Estate sales are like the older, wiser sister of garage sales. They matured, got an education and saw the world. When there are goods to be sold, many people call specialists like Lottie Stevens, a professional appraiser who runs Sales by Lottie, an estate sale company in Tulsa that has garnered an impressive number of followers.
“I have people who have said to me, ‘I can’t come to anymore of your sales, my house is full,’” recalls Stevens.
Stevens says that these days, people have estate sales for different reasons. “It used to be mainly death or they were moving into a facility,” she explains. “Now, it is either downsizing or moving across the country for job-related business.”
When delving into the world of lifetime accruals and collections, one may get used to seeing unique items, but some pieces cannot be forgotten. In the Oklahoma City area, Matt McNeil of McNeil Liquidations says his company specializes in large and unusual sales. He once had the unique challenge of trying to sell a collection of erotic Japanese netsukes, ceremonial ivory carvings.
“They were pretty graphic,” he says. “The customers would have to ask to see them because obviously we’re in the heart of the Bible Belt, and there are too many people who could have been easily offended.”
Stevens says one of her most memorable finds was three pieces of Royal Copenhagen Flora Danica, dishes originally designed for the Dutch king and queen. She says it is the most expensive dishware out there, something she has searched for but never expected to find in Tulsa. Maybe it shouldn’t have been that surprising because, she considers, “We forget we have incredible roots, and we attracted money with oil and gas for so many years that there are some really cool things.”
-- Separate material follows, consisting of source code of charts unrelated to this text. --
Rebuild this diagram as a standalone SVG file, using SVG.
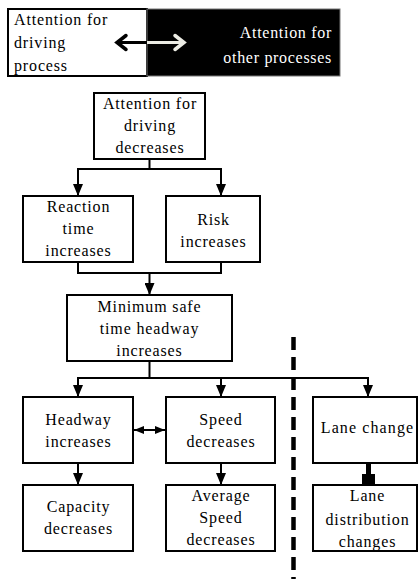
<svg xmlns="http://www.w3.org/2000/svg" width="418" height="579" viewBox="0 0 418 579">
<style>
.box{fill:#fff;stroke:#000;stroke-width:2}
text{font-family:'Liberation Serif','DejaVu Serif',serif;font-size:16px}
.t{letter-spacing:0.85px;text-anchor:middle;fill:#000}
.tl{letter-spacing:0.85px;fill:#000}
.tw{letter-spacing:0.7px;text-anchor:end;fill:#fff}
.c{fill:none;stroke:#000;stroke-width:2}
</style>
<defs>
<marker id="ah" viewBox="0 0 12 10" refX="12" refY="5" markerWidth="12" markerHeight="10" markerUnits="userSpaceOnUse" orient="auto">
<path d="M0,0 L12,5 L0,10 Z" fill="#000"/>
</marker>
<marker id="ah2" viewBox="0 0 10 8" refX="10" refY="4" markerWidth="10" markerHeight="8" markerUnits="userSpaceOnUse" orient="auto-start-reverse">
<path d="M0,0 L10,4 L0,8 Z" fill="#000"/>
</marker>
</defs>

<g id="banner">
<rect x="8" y="9" width="139" height="67" fill="#fff" stroke="#000" stroke-width="2"/>
<rect x="147" y="9" width="193" height="67" fill="#000" stroke="#777" stroke-width="1"/>
<text class="tl" x="14" y="25">Attention for</text>
<text class="tl" x="14" y="48">driving</text>
<text class="tl" x="14" y="71">process</text>
<text class="tw" x="332" y="38">Attention for</text>
<text class="tw" x="332" y="63">other processes</text>
<line x1="116" y1="42.5" x2="147" y2="42.5" stroke="#000" stroke-width="3"/>
<polyline points="126,35.5 117,42.5 126,49.5" fill="none" stroke="#000" stroke-width="3.5" stroke-linecap="round"/>
<line x1="147" y1="42.5" x2="184" y2="42.5" stroke="#ecece4" stroke-width="3"/>
<polyline points="175,35.5 184,42.5 175,49.5" fill="none" stroke="#ecece4" stroke-width="3.5" stroke-linecap="round"/>
</g>

<g id="n-attention">
<rect class="box" x="94" y="93" width="111" height="66"/>
<text class="t" x="150" y="109">Attention for</text>
<text class="t" x="150" y="131">driving</text>
<text class="t" x="150" y="153">decreases</text>
</g>
<g id="n-reaction">
<rect class="box" x="23" y="196" width="110" height="66"/>
<text class="t" x="78.5" y="212">Reaction</text>
<text class="t" x="78.5" y="234">time</text>
<text class="t" x="78.5" y="256">increases</text>
</g>
<g id="n-risk">
<rect class="box" x="166" y="196" width="94" height="66"/>
<text class="t" x="213.5" y="225">Risk</text>
<text class="t" x="213.5" y="247">increases</text>
</g>
<g id="n-minimum">
<rect class="box" x="67" y="295" width="165" height="66"/>
<text class="t" x="149.5" y="312">Minimum safe</text>
<text class="t" x="149.5" y="334">time headway</text>
<text class="t" x="149.5" y="356">increases</text>
</g>
<g id="n-headway">
<rect class="box" x="23" y="397" width="110" height="66"/>
<text class="t" x="78.5" y="425">Headway</text>
<text class="t" x="78.5" y="447">increases</text>
</g>
<g id="n-speed">
<rect class="box" x="166" y="397" width="109" height="66"/>
<text class="t" x="221" y="425">Speed</text>
<text class="t" x="221" y="447">decreases</text>
</g>
<g id="n-lanechange">
<rect class="box" x="313" y="397" width="104" height="66"/>
<text class="t" x="367.5" y="433" style="letter-spacing:1.1px">Lane change</text>
</g>
<g id="n-capacity">
<rect class="box" x="23" y="485" width="110" height="66"/>
<text class="t" x="78.5" y="512">Capacity</text>
<text class="t" x="78.5" y="534">decreases</text>
</g>
<g id="n-avgspeed">
<rect class="box" x="166" y="485" width="109" height="66"/>
<text class="t" x="221" y="501">Average</text>
<text class="t" x="221" y="523">Speed</text>
<text class="t" x="221" y="545">decreases</text>
</g>
<g id="n-lanedist">
<rect class="box" x="313" y="485" width="104" height="66"/>
<text class="t" x="367.5" y="501">Lane</text>
<text class="t" x="367.5" y="525">distribution</text>
<text class="t" x="367.5" y="547">changes</text>
</g>

<g id="connectors">
<polyline class="c" points="149.5,159 149.5,169"/>
<polyline class="c" points="78,169 221,169"/>
<line class="c" x1="78" y1="168" x2="78" y2="196" marker-end="url(#ah)"/>
<line class="c" x1="221" y1="168" x2="221" y2="196" marker-end="url(#ah)"/>
<polyline class="c" points="78,262 78,273 221,273 221,262"/>
<line class="c" x1="149.5" y1="273" x2="149.5" y2="295" marker-end="url(#ah)"/>
<polyline class="c" points="149.5,361 149.5,378"/>
<polyline class="c" points="78,378 368,378"/>
<line class="c" x1="78" y1="377" x2="78" y2="397" marker-end="url(#ah)"/>
<line class="c" x1="221" y1="377" x2="221" y2="397" marker-end="url(#ah)"/>
<line class="c" x1="368" y1="377" x2="368" y2="397" marker-end="url(#ah)"/>
<line class="c" x1="78" y1="463" x2="78" y2="485" marker-end="url(#ah)"/>
<line class="c" x1="221" y1="463" x2="221" y2="485" marker-end="url(#ah)"/>
<line class="c" x1="134" y1="430" x2="165" y2="430" marker-start="url(#ah2)" marker-end="url(#ah2)"/>
<line x1="368.5" y1="463" x2="368.5" y2="475" stroke="#000" stroke-width="5"/>
<rect x="362" y="474" width="13" height="12" fill="#000"/>
<line x1="293.5" y1="337" x2="293.5" y2="579" stroke="#000" stroke-width="4.5" stroke-dasharray="13 7"/>
</g>
</svg>
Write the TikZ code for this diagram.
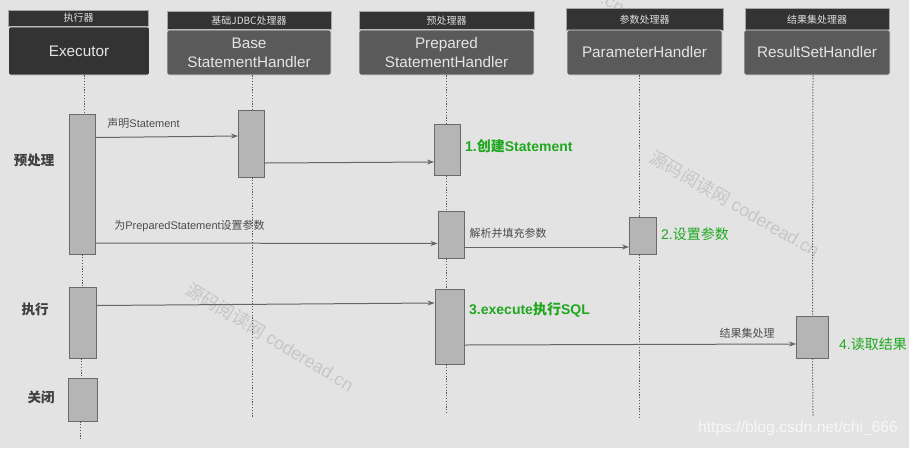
\documentclass[tikz,border=0pt]{standalone}
\usepackage{fontspec}
\usetikzlibrary{arrows.meta}
\setmainfont{Liberation Sans}
\newfontfamily\cjk{Noto Sans CJK SC}
\definecolor{bgGray}{HTML}{E3E3E3}
\definecolor{darkBox}{HTML}{333333}
\definecolor{midBox}{HTML}{5A5A5A}
\definecolor{barGray}{HTML}{B5B5B5}
\definecolor{barLine}{HTML}{6A6A6A}
\definecolor{stepGreen}{HTML}{1FA81F}
\definecolor{markGray}{HTML}{C6C6C6}
\tikzset{
    headbox/.style={fill=darkBox,draw=gray!70,line width=.4pt,text=white!88!black,inner sep=0pt,font=\cjk\fontsize{10}{11}\selectfont},
    mainbox/.style={fill=midBox,draw=white!90!black,line width=.8pt,rounded corners=1.5pt,text=white!90!black,inner sep=0pt,align=center,font=\fontsize{15.3}{19}\selectfont},
    barbox/.style={fill=barGray,draw=barLine,line width=.9pt,inner sep=0pt},
    lifeline/.style={draw=black!65,line width=1pt,dash pattern=on 1.2pt off 1.6pt},
    msgline/.style={-{Stealth[length=7pt,width=5pt]},draw=black!60,line width=1pt},
    msgtext/.style={text=black!70,inner sep=0pt,font=\fontsize{11}{13}\selectfont},
    phasetext/.style={text=black!75,inner sep=0pt,font=\cjk\bfseries\fontsize{13.5}{15}\selectfont},
    steptext/.style={text=stepGreen,inner sep=0pt,anchor=west,font=\bfseries\fontsize{14}{16}\selectfont},
    marktext/.style={text=markGray,inner sep=0pt,font=\fontsize{17.8}{20}\selectfont},
}
\begin{document}
\begin{tikzpicture}[x=1pt,y=-1pt]
    \useasboundingbox (0,0) rectangle (909,448);
    \fill[bgGray] (0,0) rectangle (909,448);
    \clip (0,0) rectangle (909,448);
    % watermarks
    \path
    (735,204) node[marktext,rotate=-30] (markA) {{\cjk 源码阅读网} coderead.cn}
    (270,337) node[marktext,rotate=-31] (markB) {{\cjk 源码阅读网} coderead.cn}
    (612,4) node[marktext,rotate=-30] (markC) {.cn};
    % headers
    \path
    (78.5,18) node[headbox,minimum width=140,minimum height=16] (headE) {执行器}
    (249,20.5) node[headbox,minimum width=164,minimum height=18] (headB) {基础JDBC处理器}
    (446.5,20.5) node[headbox,minimum width=175,minimum height=18] (headP) {预处理器}
    (644.5,19.5) node[headbox,minimum width=157,minimum height=22] (headM) {参数处理器}
    (817,19.5) node[headbox,minimum width=144,minimum height=22] (headR) {结果集处理器};
    \path
    (79,51) node[mainbox,fill=darkBox,minimum width=141,minimum height=48] (mainE) {Executor}
    (249,52.5) node[mainbox,minimum width=164,minimum height=45] (mainB) {Base\\StatementHandler}
    (446.5,52.5) node[mainbox,minimum width=175,minimum height=45] (mainP) {Prepared\\StatementHandler}
    (644.5,52.5) node[mainbox,minimum width=155,minimum height=45] (mainM) {ParameterHandler}
    (817,52.5) node[mainbox,minimum width=146,minimum height=45] (mainR) {ResultSetHandler};
    % activation bars
    \path
    (82.5,184) node[barbox,minimum width=26,minimum height=140] (barEa) {}
    (82.5,322.5) node[barbox,minimum width=27,minimum height=71] (barEb) {}
    (82.5,399.5) node[barbox,minimum width=29,minimum height=43] (barEc) {}
    (251.5,143.5) node[barbox,minimum width=26,minimum height=67] (barB) {}
    (447.5,149.5) node[barbox,minimum width=26,minimum height=51] (barPa) {}
    (451,234.5) node[barbox,minimum width=26,minimum height=47] (barPb) {}
    (449.5,326.5) node[barbox,minimum width=29,minimum height=75] (barPc) {}
    (643,235.5) node[barbox,minimum width=27,minimum height=37] (barM) {}
    (812.5,337) node[barbox,minimum width=32,minimum height=42] (barR) {};
    % free ends of the lifelines
    \coordinate (endE) at (80,441);
    \coordinate (endB) at (252,417);
    \coordinate (endP) at (446.5,413);
    \coordinate (endM) at (639,418);
    \coordinate (endR) at (813,416);
    % lifelines
    \draw[lifeline] ([xshift=5.5]mainE.south) -- ([xshift=2]barEa.north);
    \draw[lifeline] (barEa.south) -- (barEb.north);
    \draw[lifeline] ([xshift=-1.5]barEb.south) -- ([xshift=-1.5]barEc.north);
    \draw[lifeline] ([xshift=-2.5]barEc.south) -- (endE);
    \draw[lifeline] ([xshift=3]mainB.south) -- ([xshift=.5]barB.north);
    \draw[lifeline] ([xshift=.5]barB.south) -- (endB);
    \draw[lifeline] (mainP.south) -- ([xshift=-1]barPa.north);
    \draw[lifeline] ([xshift=-1]barPa.south) -- ([xshift=-4.5]barPb.north);
    \draw[lifeline] ([xshift=-4.5]barPb.south) -- ([xshift=-3]barPc.north);
    \draw[lifeline] ([xshift=-3]barPc.south) -- (endP);
    \draw[lifeline] ([xshift=-5.5]mainM.south) -- ([xshift=-4]barM.north);
    \draw[lifeline] ([xshift=-4]barM.south) -- (endM);
    \draw[lifeline] ([xshift=-4]mainR.south) -- (barR.north);
    \draw[lifeline] (barR.south) -- (endR);
    % messages
    \draw[msgline] ([yshift=46.5]barEa.east) -- ([yshift=7.5]barB.west);
    \draw[msgline] ([yshift=-19.5]barB.east) -- ([yshift=-12.5]barPa.west);
    \draw[msgline] ([yshift=-59]barEa.east) -- ([yshift=-9]barPb.west);
    \draw[msgline] ([yshift=-12.5]barPb.east) -- ([yshift=-11.5]barM.west);
    \draw[msgline] ([yshift=17]barEb.east) -- ([yshift=23.5]barPc.west);
    \draw[msgline] ([yshift=-18.5]barPc.east) -- ([yshift=-7]barR.west);
    % labels
    \path
    (143.5,123.5) node[msgtext] (txtA) {{\cjk 声明}Statement}
    (189.5,226) node[msgtext] (txtB) {{\cjk 为}PreparedStatement{\cjk 设置参数}}
    (508,233) node[msgtext,font=\cjk\fontsize{11}{13}\selectfont] (txtC) {解析并填充参数}
    (747,333) node[msgtext,font=\cjk\fontsize{11}{13}\selectfont] (txtD) {结果集处理}
    (34,160) node[phasetext] (phaseA) {预处理}
    (35,309) node[phasetext] (phaseB) {执行}
    (41,397.5) node[phasetext] (phaseC) {关闭};
    \path
    (465,146) node[steptext] (stepA) {1.{\cjk 创建}Statement}
    (661,234) node[steptext,font=\fontsize{14}{16}\selectfont] (stepB) {2.{\cjk 设置参数}}
    (469,309.5) node[steptext] (stepC) {3.execute{\cjk 执行}SQL}
    (839,344.5) node[steptext,font=\fontsize{14}{16}\selectfont] (stepD) {4.{\cjk 读取结果}};
    % site mark
    \path (798,428.5) node[inner sep=0pt,text=white!97!black,font=\fontsize{15.7}{18}\selectfont] (site) {https://blog.csdn.net/chi\_666};
\end{tikzpicture}
\end{document}
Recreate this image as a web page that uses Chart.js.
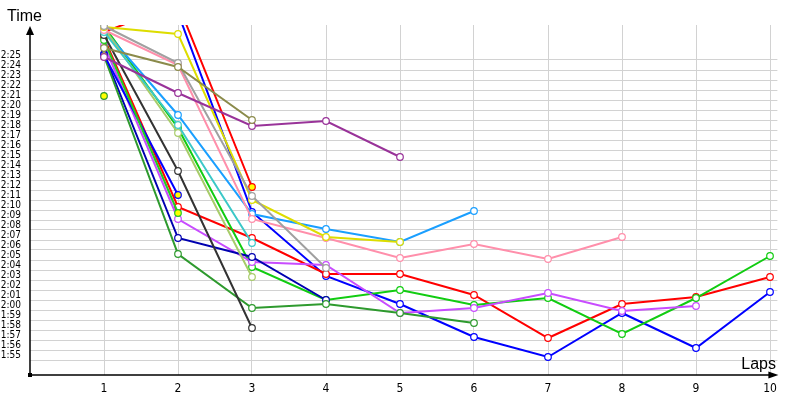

It takes a lot of training to be able to identify and value the diverse array of items that are sold at estate sales. Both Stevens and McNeil have more than 20 years of experience, and they continue to educate themselves in new areas. Their vast expertise allows their clients to trust them wholly.
“It’s a trust industry, if you think about it,” says Stevens. “They’re handing me keys. It’s probably a hard step for a lot of families that have lost their family member.” Stevens believes that being an advocate for the families is a crucial part of her job. “I do exactly what I love,” she says. “I have a passion for it in my own little weird way.”